Just in case you think the situation is easy to understand, try this test on your next foreign visitor (or yourself!):

    [*]Name one figure in Chinese 20th century history other than Mao[*]When did Taiwan split from Mainland China?[*]What events led to the split?[*]Who was running Taiwan prior to WW2?[*]Who were the following figures and what were their role in history: Ci-Xi, Pu-Yi, Sun Yat Sen, Chang Kai Shek, Mao Zedong, Dung Xiaoping, Lee Dung Hui?[*]What is the most recent political positions of Taiwan, China, and the USA regarding Taiwan's status?[*]Who is the current president of Taiwan?[*]How has he tried to influence the situation?[*]What is the present role of the Guomingtang?[*]How does the current situation affect trade and investment between Taiwan and Mainland China?[*]How do you think the situation will be resolved, when, and why? [/list]Hopefully most people who visit this board would score well, but I doubt many visitors would get very far. If you beg me I'll tell you the answers (well the less controversial ones)

#20
quote:
Originally posted by Malkie: I would hardly agree this was micromanagement.

So you expect A-bian to be involved with the scheduling of trade fairs, the scheduling of air drills, AND to make sure they don’t conflict?

If you don’t consider that micro-management, we’ll just chalk it up to differences of opinion…

quote:
Originally posted by Bu Lai En: Are you sure? Everyone I knew seemed surprised.
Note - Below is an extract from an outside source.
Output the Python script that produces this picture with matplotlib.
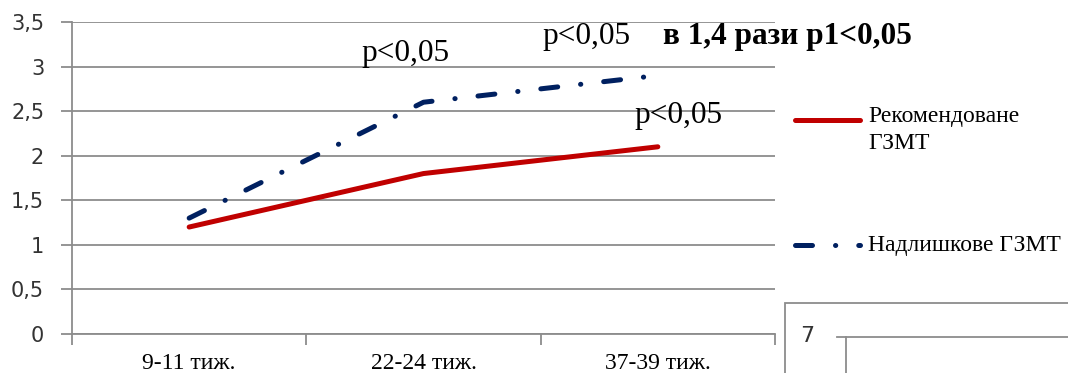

Well, I exaggerated a little. It was announced on the FTV evening news (no comments from the peanut gallery please) the previous night, and also in that morning’s Chna Times.

I didn’t check any of the English dailies – I usually only read them when they’re free.

This whole thread reminds me of what a little bubble we expats live in, to be honest. I could barely find any post-coverage of this in any of the Chinese language media, not even in those that would not pass up an opportunity to slam the DPP.

I’m sure any large foreign firm that invests or purchases parts in Taiwan will thoroughly research Taiwan’s political and economic risks first – there are entire battalions of analysts that do this for a living.

As for leaving a bad impression on the attendees of Computex, that’s unfortunate. But you’re always going to inconvenience somebody. When they schedule fire drills in the US, they don’t go around asking us if we have any important meetings that week either.